Portable machine tools such as semi-automatic, portable drills are commonly used throughout industry for performing machining operations on workpieces. For example, portable drills are extensively used in the aircraft industry to produce countersunk holes that receive rivets attaching an outer skin to frame members. The drill is carried on a portable fixture that includes a clamp for clamping the fixture onto a workpiece so that the drill is held in a precise, fixed position throughout a drilling operation. The drill body is mounted on a slide on the fixture to allow a cutting tool such as a countersink drill bit to be fed in a drill stroke between a retracted position and a cutting position in which the drill bit engages the desired location on the workpiece.
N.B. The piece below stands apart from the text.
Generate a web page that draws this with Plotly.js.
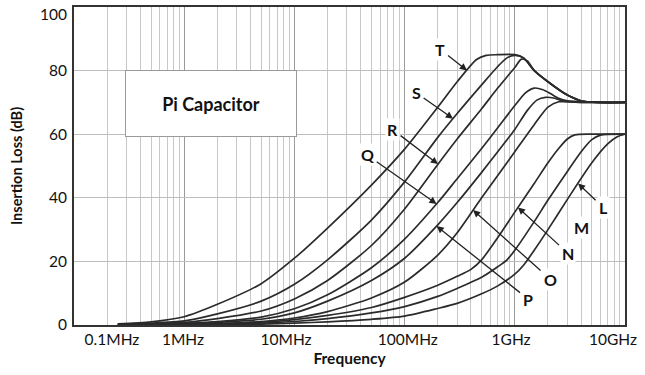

During the drilling process, workpiece chips and/or dust is generated between the cutter and workpiece hole surface interface. The chips/dust not only reduce the quality of the hole, but also increase cutter wear and reduce cutter life. The dust generated during drilling of carbon fiber composites is particularly problematic because it functions as a “grinding material” at the cutter/workpiece interface, reducing hole quality and causing rapid cutter wear. Moreover, the carbon fiber dust can become an airborne hazard or contaminate that settles on factory floors and equipment, necessitating cleanup operations. It is therefore particularly important to quickly remove and contain the chips and dust as they are generated by the drilling operation.
In the past, automated drilling/fastening systems have employed directed air pressure to blow chips away from the drilling area, however this technique disperses the chips and dust into the air, resulting in potential airborne hazards and necessitating cleanup operations. In order to prevent carbon fiber dust from becoming airborne, it has been purposed to submerse the workpiece in a liquid such as water in order to trap the carbon dust. However this technique results in a water/dust emulsion which requires special treatment, handling and disposal. In some cases, the water seeps into gaps in the workpiece and must be removed prior to fastener installation.
From the forgoing, it can be appreciated that previous techniques used for removing chip debris and dust have not been completely effective, and/or have required secondary clean-up operations. Accordingly, there is a need for a debris removal system that overcomes these problems. The present invention is directed towards satisfying this need.